I am trying to work with a database of images (2767 images in total), but I run into an OutOfMemory() error when loading the data. This is how I am doing it:
If I change the last line to imgs = load.(list[1:100]) it works as desired, but then I get the OutOfMemory() error when I do imgs_2 = load.(list[101:200]).
I have seen this topic discussing a similar issue, and tried the solution proposed by Sukera on Nov 19 (memory mapping), but when trying to implement it, I got an error saying something like the IOStream could not read RGB nor N0f8 values.

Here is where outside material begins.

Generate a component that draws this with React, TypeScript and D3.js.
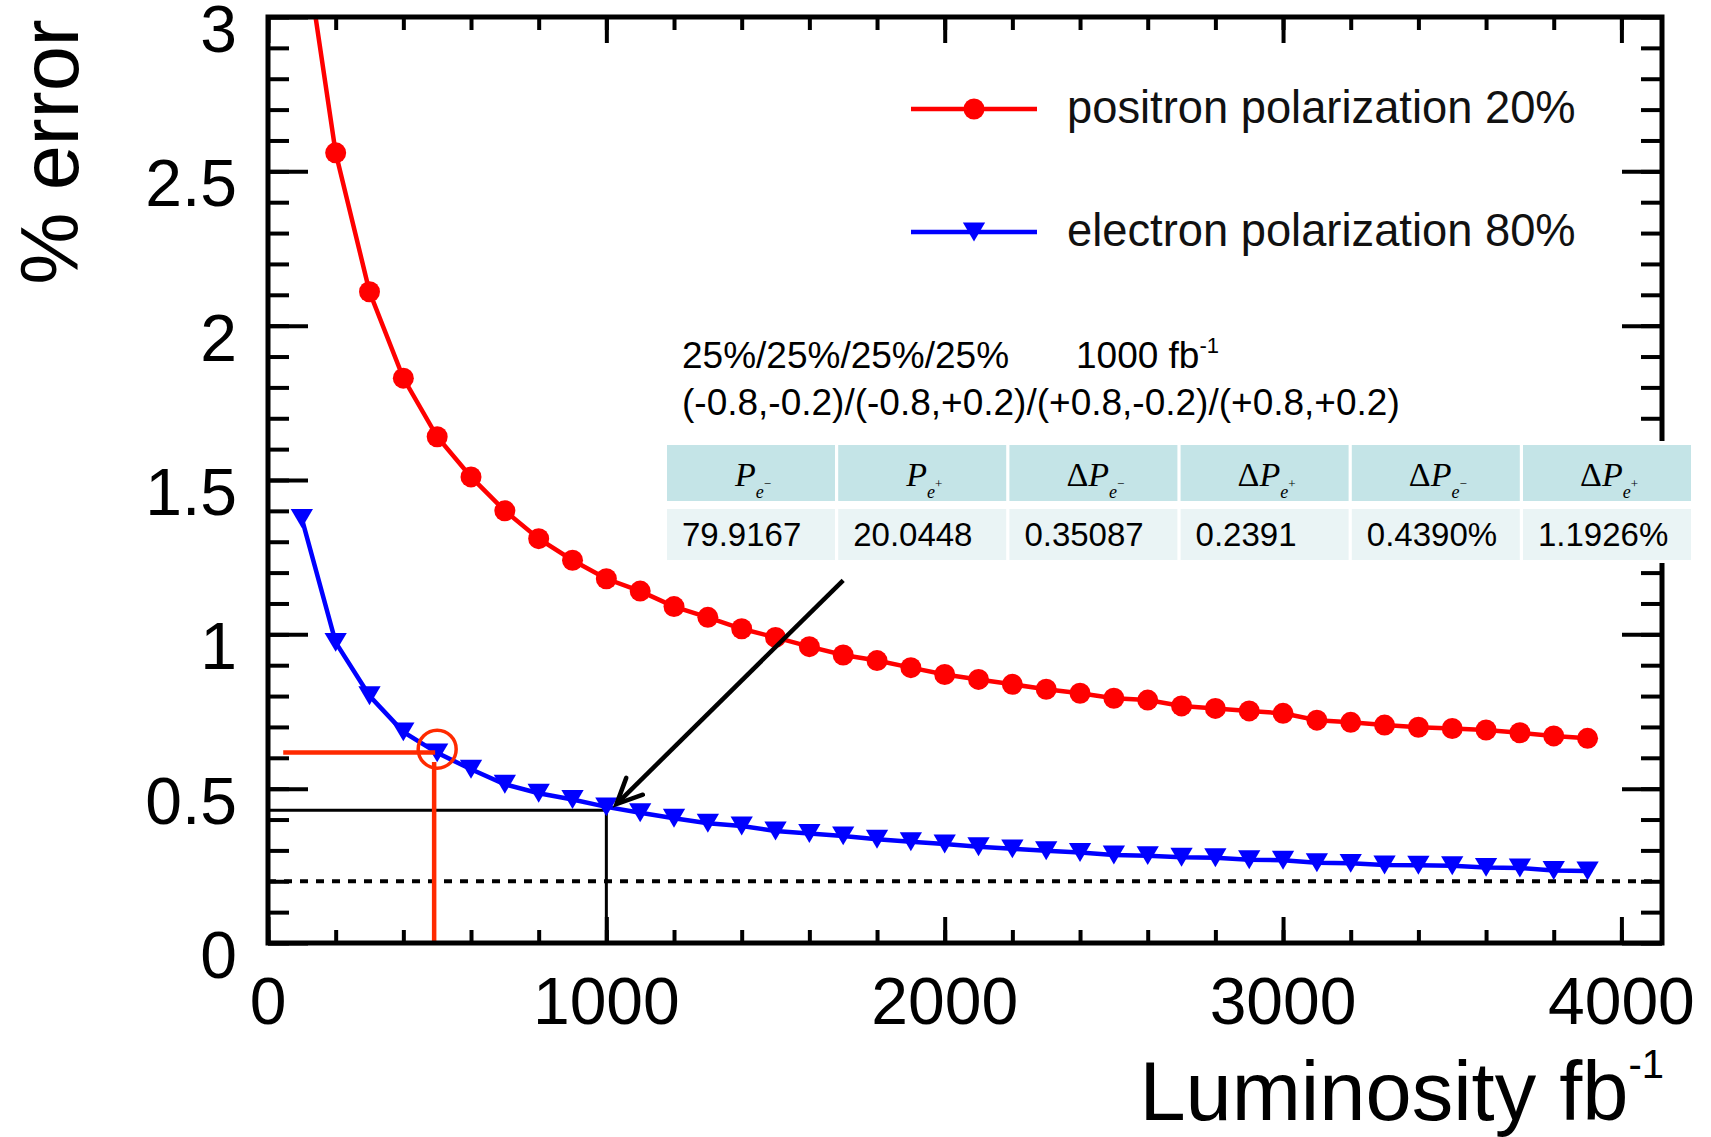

What is the preferred way of loading data like this? My images are divided into different subfolders according to the image labels, and I would like to reconstruct a file with a single data frame containing all pictures and their labels.
How can I -sequentially- load all my images to push them into the final data frame?
What file type would be the most appropriate? I was thinking of a CSV file with a table, where one column “Image” contains the pixel arrays as elements (eltypeMatrix{RGB{N0f8}}}).
so, you’re trying to load 10GB of images into RAM, probably you have an 8G or 16G computer? Although, I believed it would inflate further when you load them into matrix of RGB pixels, so yeah, at any rate, you shouldn’t try to load O(10GB) or images into RAM.
Yes, Im on a 8GB laptop. I did think about that, but I don’t come from a computer science background and didn’t really know how to investigate a better method
FileTrees.jl probably won’t work in lazy mode unless you limit how many files you load at once. I’m going to improve this behavior with some changes to Dagger.jl (the library supporting FileTrees’ lazy mode), but it’ll be a while before that’s available.
Generally, either Mmapping, or loading only a set of images at once, is the best strategy for now.